The butcher chopped the head off. And then came the hoofs. He sliced the bottom of one leg and blew air into the skin. The inert animal blew up like a balloon, making it easier to lacerate the skin from the muscle. When completely removed, the skin and wool is kept aside to later be cleaned and used as praying mats. The animal was then hoisted by the back legs. It was time for the belly to be carved. He removed the organs and placed them into a plastic basin. They were put aside for today’s BBQ and dinner.

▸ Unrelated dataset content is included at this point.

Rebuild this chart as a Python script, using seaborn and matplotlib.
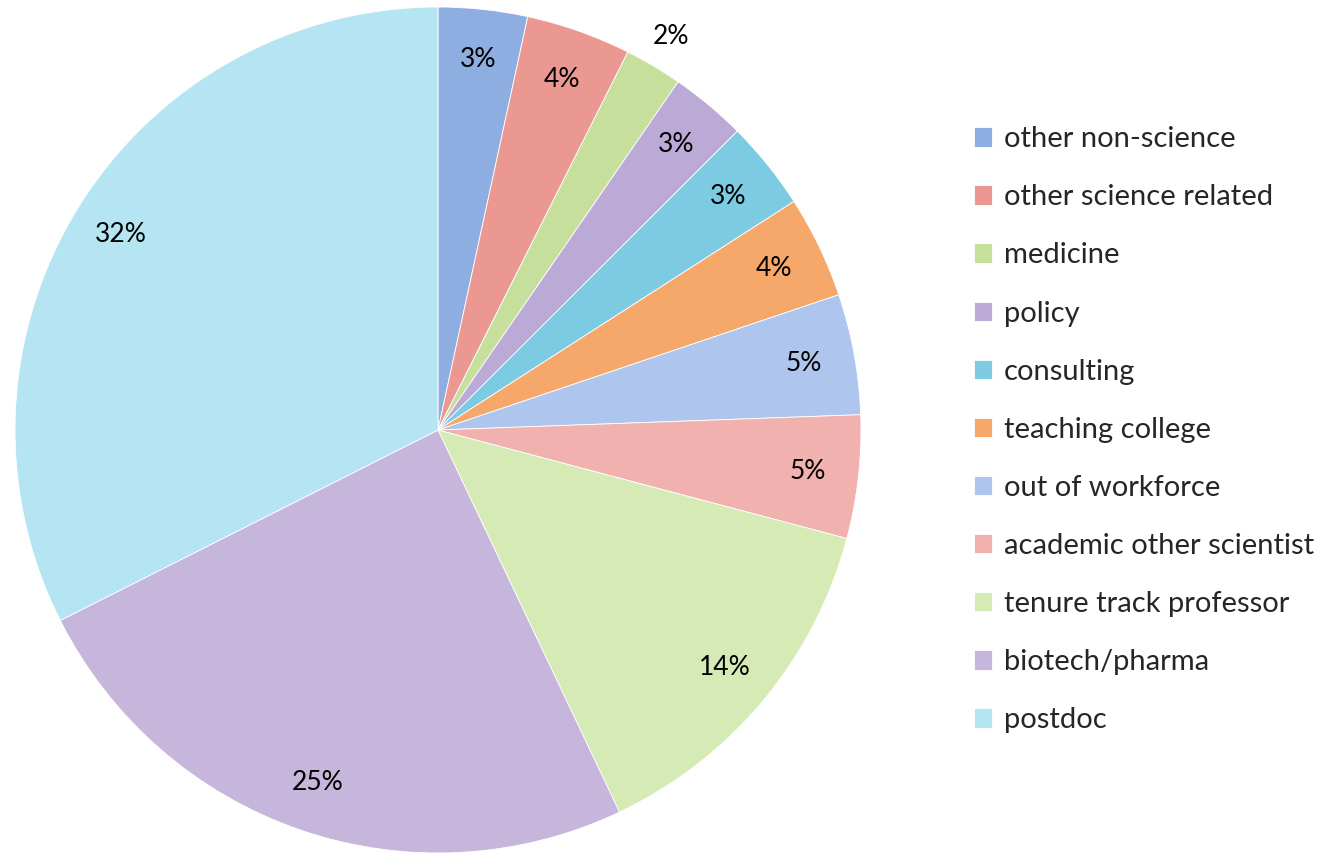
import matplotlib
matplotlib.use("Agg")
import matplotlib.pyplot as plt
import numpy as np
import seaborn as sns

sns.set_theme(style="white")
plt.rcParams["font.family"] = ["Lato", "DejaVu Sans"]

# career outcomes, share in percent (clockwise from 12 o'clock)
categories = [
    "other non-science", "other science related", "medicine", "policy",
    "consulting", "teaching college", "out of workforce",
    "academic other scientist", "tenure track professor", "biotech/pharma",
    "postdoc",
]
shares = [3.4, 4.0, 2.2, 2.9, 3.4, 3.9, 4.6, 4.7, 13.8, 24.6, 32.4]
colors = [
    "#8eaee2", "#ec9892", "#c6df9c", "#bcaad6", "#7dcbe2", "#f6a86a",
    "#aec6ee", "#f1b1af", "#d6eab5", "#c6b6db", "#b5e5f2",
]

fig = plt.figure(figsize=(13.23, 8.56), dpi=100)
ax = fig.add_axes([15 / 1323, 3 / 856, 846 / 1323, 846 / 856])

wedges, texts, autotexts = ax.pie(
    shares, colors=colors, startangle=90, counterclock=False,
    autopct="%.0f%%", pctdistance=0.88, radius=1.0,
    wedgeprops=dict(linewidth=0.6, edgecolor="white"),
    textprops=dict(fontsize=19, color="black"),
)

# the small "medicine" label sits just outside the rim
w = wedges[2]
mid = np.deg2rad((w.theta1 + w.theta2) / 2)
autotexts[2].set_position((1.08 * np.cos(mid), 1.08 * np.sin(mid)))

ax.set_aspect("equal")
ax.set_xlim(-1, 1)
ax.set_ylim(-1, 1)
ax.axis("off")

leg = fig.legend(
    wedges, categories, loc="center left", bbox_to_anchor=(0.716, 0.498),
    frameon=False, fontsize=21, handlelength=0.65, handleheight=0.65,
    handletextpad=0.4, labelspacing=1.1,
)

fig.savefig("out.png", dpi=100)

The women took their shoes off and danced barefoot in the bath of blood. They then brushed and hosed the ground, the walls and the doors. We were ready for the second sheep…
And the third…
A cousin grabbed my hand and hurried me inside the house. The Royal ceremony just started and was displayed on TV. The King performed a Sunnah prayer followed by a sermon. It was to Mohammed V, the King, to sacrifice the first sheep (the one for his palace). Then the butcher did the second one (for the country). Celebrations at the palace followed the sacrifice.

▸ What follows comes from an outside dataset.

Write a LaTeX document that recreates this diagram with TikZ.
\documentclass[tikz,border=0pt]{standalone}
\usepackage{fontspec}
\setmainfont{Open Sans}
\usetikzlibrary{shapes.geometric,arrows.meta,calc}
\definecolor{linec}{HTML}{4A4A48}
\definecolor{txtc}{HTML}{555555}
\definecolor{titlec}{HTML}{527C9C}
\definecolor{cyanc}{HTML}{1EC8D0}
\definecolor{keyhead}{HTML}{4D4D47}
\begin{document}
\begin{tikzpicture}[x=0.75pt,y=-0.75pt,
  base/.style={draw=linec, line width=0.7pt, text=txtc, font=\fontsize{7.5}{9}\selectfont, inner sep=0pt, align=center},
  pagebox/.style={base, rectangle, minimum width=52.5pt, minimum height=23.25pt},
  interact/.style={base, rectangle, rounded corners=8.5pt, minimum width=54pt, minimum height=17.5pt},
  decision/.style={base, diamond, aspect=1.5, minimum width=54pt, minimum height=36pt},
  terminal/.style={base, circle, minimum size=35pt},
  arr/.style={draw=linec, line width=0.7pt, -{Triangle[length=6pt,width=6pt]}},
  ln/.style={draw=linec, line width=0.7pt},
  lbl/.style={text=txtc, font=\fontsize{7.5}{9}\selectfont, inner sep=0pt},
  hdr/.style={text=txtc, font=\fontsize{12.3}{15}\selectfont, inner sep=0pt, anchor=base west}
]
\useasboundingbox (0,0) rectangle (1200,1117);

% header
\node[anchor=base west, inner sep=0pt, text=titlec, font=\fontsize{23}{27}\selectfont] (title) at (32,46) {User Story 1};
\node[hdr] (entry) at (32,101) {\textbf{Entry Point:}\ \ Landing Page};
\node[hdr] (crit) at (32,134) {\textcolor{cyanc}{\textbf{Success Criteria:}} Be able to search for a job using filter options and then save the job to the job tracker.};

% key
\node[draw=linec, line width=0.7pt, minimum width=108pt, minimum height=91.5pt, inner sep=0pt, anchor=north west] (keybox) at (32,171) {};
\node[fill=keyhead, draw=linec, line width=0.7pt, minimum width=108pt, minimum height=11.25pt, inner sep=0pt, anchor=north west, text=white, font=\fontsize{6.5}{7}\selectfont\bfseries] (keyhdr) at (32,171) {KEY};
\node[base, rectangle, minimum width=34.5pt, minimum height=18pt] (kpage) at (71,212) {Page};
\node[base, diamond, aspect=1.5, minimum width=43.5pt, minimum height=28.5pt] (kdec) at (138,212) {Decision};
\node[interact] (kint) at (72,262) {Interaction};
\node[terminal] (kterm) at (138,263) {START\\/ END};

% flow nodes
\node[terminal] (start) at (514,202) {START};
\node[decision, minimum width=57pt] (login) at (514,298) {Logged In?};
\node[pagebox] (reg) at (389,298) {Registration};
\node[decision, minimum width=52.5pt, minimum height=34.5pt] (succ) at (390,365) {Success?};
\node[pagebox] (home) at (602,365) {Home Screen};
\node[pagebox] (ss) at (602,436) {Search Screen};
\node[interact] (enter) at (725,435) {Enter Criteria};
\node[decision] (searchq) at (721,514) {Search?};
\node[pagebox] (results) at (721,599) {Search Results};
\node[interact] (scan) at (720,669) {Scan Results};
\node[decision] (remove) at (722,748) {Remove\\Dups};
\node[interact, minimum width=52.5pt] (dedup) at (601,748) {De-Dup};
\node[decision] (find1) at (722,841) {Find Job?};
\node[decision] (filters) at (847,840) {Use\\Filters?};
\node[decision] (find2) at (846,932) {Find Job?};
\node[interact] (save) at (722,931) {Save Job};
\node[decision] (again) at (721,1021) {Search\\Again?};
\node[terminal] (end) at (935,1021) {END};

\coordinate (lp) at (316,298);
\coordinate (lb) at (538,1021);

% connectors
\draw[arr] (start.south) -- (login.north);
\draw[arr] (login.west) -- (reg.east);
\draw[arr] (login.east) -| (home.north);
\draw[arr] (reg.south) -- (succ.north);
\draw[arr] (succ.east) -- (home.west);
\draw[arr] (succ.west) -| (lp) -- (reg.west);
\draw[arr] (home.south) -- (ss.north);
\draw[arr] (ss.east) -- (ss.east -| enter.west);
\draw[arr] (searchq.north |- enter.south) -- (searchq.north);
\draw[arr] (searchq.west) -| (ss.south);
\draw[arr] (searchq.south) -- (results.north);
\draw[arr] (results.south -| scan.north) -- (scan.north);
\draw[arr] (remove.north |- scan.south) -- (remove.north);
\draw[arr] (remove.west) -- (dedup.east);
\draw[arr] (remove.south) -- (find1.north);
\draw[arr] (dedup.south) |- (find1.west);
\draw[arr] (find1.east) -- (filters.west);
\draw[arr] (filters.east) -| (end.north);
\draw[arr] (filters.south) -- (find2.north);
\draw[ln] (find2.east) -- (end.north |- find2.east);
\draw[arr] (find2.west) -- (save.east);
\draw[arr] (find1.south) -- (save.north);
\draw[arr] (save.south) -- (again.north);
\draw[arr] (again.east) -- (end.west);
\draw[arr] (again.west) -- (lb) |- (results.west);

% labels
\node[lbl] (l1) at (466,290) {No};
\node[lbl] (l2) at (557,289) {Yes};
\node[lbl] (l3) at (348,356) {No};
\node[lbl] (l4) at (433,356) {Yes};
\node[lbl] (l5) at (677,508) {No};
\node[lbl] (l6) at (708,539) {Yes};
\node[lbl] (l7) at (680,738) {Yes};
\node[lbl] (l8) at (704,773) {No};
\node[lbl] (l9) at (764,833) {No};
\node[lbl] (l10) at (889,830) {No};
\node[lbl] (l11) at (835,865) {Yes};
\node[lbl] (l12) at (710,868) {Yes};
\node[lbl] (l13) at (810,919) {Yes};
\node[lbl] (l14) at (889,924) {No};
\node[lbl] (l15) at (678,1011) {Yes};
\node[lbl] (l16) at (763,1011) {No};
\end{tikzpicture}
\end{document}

The smell of the charcoal burning under the grill dragged us outside. I helped the younger ladies wrap the belly fat around pieces of liver and stab them on sticks to make kotbane (shishkabobs). The women marinated the lungs and the rest of the liver for the dinner later. As a tradition, the organs are eaten on the day of the sacrifice, the meat in tagines the next day and the head on the Friday’s couscous. 1/3 of the meat is kept for the family, another 1/3 to trade to neighbours and family and the rest goes to the poor and needy. From head to hoofs, nose to tail, everything is eaten.

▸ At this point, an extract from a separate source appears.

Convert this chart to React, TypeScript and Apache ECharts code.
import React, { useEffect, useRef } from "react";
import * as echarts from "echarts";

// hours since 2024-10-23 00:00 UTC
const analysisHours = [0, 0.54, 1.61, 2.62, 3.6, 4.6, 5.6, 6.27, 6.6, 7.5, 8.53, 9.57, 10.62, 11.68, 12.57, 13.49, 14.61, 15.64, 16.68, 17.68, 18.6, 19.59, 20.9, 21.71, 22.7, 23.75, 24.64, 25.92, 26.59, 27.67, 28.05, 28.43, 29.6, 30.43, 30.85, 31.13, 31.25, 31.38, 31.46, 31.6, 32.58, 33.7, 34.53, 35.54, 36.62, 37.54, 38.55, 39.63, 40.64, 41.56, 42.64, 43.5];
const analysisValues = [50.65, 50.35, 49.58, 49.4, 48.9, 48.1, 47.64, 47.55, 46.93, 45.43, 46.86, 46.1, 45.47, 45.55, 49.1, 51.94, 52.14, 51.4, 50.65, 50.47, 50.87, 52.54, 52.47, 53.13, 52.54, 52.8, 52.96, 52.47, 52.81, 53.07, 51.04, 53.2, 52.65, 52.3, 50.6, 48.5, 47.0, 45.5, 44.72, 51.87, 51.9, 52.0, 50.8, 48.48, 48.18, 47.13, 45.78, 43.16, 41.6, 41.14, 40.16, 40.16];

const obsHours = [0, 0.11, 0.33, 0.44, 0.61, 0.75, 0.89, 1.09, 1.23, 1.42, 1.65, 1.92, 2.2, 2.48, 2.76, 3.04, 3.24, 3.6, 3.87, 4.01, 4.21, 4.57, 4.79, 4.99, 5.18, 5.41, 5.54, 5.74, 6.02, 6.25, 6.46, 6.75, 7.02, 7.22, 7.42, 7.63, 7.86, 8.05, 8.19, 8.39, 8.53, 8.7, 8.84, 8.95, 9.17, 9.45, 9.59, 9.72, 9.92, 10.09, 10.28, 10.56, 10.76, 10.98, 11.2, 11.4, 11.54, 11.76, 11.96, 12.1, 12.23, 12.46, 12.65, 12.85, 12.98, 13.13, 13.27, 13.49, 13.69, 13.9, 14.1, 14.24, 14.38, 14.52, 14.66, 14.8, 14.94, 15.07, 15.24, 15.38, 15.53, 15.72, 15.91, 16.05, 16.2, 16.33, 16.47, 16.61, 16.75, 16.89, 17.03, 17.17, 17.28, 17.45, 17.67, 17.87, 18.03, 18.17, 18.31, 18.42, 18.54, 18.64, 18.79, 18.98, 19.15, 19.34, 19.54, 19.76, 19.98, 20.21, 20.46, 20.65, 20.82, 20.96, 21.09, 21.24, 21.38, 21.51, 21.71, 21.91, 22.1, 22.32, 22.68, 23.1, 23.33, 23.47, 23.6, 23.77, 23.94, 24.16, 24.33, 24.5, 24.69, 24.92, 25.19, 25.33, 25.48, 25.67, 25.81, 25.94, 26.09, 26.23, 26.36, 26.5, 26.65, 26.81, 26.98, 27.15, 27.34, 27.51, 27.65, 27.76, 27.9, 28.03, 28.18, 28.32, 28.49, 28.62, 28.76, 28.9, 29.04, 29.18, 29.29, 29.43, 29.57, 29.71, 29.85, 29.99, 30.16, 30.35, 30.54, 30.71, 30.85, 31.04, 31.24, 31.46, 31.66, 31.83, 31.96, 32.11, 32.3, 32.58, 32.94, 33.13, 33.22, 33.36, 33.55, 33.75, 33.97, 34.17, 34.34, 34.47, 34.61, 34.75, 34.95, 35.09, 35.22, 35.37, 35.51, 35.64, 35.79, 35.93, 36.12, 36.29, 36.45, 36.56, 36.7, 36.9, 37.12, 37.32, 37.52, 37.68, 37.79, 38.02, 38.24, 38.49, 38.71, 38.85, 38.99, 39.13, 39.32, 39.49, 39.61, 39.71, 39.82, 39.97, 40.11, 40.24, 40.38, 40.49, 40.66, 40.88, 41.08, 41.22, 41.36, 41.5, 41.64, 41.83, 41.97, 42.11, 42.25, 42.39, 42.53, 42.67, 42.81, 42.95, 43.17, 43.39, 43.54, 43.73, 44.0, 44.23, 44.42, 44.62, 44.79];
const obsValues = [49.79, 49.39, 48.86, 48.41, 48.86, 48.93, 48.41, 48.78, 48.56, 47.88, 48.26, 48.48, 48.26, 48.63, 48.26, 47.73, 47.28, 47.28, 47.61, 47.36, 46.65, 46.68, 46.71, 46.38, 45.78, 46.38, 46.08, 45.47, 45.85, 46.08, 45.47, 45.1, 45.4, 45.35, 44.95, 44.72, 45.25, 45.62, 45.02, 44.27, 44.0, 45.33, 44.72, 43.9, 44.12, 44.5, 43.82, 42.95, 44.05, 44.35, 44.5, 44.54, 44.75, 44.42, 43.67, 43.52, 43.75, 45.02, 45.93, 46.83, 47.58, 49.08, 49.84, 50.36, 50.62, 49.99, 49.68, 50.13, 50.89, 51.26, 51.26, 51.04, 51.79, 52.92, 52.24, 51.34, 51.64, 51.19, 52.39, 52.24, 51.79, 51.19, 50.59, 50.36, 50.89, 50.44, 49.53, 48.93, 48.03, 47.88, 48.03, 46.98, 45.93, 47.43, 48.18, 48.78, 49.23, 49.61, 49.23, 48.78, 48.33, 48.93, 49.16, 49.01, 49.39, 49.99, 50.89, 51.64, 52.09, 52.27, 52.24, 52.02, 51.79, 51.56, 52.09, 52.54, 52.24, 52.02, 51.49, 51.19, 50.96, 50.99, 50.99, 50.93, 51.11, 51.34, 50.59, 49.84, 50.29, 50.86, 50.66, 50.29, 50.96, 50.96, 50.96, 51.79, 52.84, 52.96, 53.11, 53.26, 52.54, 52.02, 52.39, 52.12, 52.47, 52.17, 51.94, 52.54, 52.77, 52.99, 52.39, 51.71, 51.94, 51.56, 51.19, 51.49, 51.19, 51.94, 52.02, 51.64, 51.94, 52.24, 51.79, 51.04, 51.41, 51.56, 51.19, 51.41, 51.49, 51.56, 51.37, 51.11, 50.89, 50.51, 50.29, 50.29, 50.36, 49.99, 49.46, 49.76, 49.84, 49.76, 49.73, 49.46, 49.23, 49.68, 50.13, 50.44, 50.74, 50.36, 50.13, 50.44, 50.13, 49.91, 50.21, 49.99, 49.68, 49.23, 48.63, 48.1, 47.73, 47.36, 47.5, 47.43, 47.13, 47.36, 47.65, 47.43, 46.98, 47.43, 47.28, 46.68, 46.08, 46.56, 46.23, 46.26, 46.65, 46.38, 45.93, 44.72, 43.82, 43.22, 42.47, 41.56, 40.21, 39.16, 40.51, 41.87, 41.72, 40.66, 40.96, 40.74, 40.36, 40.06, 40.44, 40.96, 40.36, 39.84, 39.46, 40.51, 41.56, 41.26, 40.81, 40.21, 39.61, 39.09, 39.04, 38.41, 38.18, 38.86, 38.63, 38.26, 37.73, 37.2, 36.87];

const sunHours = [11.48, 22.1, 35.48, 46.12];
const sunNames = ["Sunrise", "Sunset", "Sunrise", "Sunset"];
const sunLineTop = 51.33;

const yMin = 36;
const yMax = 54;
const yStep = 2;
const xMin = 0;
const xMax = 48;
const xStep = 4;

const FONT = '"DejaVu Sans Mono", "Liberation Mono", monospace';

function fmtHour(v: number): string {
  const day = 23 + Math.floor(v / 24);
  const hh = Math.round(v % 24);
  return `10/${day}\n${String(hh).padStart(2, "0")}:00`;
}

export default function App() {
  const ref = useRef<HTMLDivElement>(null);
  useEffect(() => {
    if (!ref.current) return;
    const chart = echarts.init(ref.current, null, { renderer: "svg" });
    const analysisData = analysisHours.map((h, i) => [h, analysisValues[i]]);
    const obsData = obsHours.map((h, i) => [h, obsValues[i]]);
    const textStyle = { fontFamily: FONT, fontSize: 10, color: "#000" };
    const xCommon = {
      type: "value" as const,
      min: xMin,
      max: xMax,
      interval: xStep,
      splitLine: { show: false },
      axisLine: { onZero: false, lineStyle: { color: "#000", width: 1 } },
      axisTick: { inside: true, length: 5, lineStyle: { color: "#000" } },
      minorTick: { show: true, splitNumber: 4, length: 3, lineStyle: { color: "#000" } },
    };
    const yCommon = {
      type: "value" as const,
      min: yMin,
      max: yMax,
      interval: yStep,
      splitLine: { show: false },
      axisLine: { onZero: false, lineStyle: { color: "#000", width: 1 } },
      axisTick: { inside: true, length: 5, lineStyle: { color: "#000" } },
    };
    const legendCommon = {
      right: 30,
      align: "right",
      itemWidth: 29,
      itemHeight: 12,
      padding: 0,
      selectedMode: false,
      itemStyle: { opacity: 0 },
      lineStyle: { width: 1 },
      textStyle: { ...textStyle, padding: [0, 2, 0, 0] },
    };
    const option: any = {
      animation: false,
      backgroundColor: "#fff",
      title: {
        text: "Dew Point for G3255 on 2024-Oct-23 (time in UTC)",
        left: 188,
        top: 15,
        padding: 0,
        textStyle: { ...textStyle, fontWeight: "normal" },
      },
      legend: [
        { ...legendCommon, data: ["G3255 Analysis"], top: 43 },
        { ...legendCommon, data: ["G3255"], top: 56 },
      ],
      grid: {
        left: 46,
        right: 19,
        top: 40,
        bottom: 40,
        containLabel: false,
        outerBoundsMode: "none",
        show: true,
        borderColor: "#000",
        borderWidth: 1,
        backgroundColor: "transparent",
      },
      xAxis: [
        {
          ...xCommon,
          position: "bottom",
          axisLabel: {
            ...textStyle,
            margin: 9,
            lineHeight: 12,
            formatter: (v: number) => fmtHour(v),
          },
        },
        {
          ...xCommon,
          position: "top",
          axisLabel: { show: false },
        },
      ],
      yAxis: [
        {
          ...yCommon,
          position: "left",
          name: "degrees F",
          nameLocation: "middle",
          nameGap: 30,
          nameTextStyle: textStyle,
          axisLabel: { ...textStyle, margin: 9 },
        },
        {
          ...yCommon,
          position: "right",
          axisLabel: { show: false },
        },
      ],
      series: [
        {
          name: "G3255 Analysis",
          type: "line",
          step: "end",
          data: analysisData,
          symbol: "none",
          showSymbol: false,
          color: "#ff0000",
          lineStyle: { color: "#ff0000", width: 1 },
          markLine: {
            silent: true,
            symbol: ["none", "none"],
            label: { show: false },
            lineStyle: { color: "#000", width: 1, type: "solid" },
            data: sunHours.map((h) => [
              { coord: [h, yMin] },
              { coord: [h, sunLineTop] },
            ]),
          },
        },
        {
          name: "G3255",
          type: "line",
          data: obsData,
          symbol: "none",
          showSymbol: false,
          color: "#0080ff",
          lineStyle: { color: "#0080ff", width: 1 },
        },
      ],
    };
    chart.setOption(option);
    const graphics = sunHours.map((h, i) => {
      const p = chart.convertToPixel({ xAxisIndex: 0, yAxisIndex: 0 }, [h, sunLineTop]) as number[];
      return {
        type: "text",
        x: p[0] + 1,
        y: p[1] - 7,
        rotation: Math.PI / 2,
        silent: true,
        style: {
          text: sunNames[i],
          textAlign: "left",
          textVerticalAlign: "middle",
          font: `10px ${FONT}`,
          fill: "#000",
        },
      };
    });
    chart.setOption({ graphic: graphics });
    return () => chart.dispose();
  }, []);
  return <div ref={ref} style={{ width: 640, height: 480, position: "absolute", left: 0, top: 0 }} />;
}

The table was set outside with Moroccan blankets wrapped on its side to diminish the heat of the midday sun. Everybody grabbed a dish and placed it in the center of the table. We gathered for the feast. We laughed, smiled, spoke a mix of Arabic, French and English. A multi-ethnic lunch with various conversation from history to religion to simple joy talks. We spent the afternoon dancing on the rhythms of Arabic music. From the younger son to the grand-mother, everybody showed their moves on the living room floor. There was no time to sleep or be tired. It was time to celebrate.
More than 25 billion animals are killed by the meat industry each year. As soon as they are born, they are put in overcrowded cages, crates or stalls. They are deprived from exercise, sunlight and care. The average American meat-eater is responsible for the death of about 90 abused animal per year. Today I witnessed the raw death of 3 animals. However, these creatures had the best life a sheep could have. They were found in the mountains after living a life of running wild and free. They were brought to a home where they were given respect and care. They were killed quickly and efficiently. Yes, it was hard to see. But I’m glad I did.
This unique experience was given to me as an opportunity to open my eyes not only on another religion and culture, but also on mine.
“The greatness of a nation and its moral progress can be judged by the way its animals are treated.”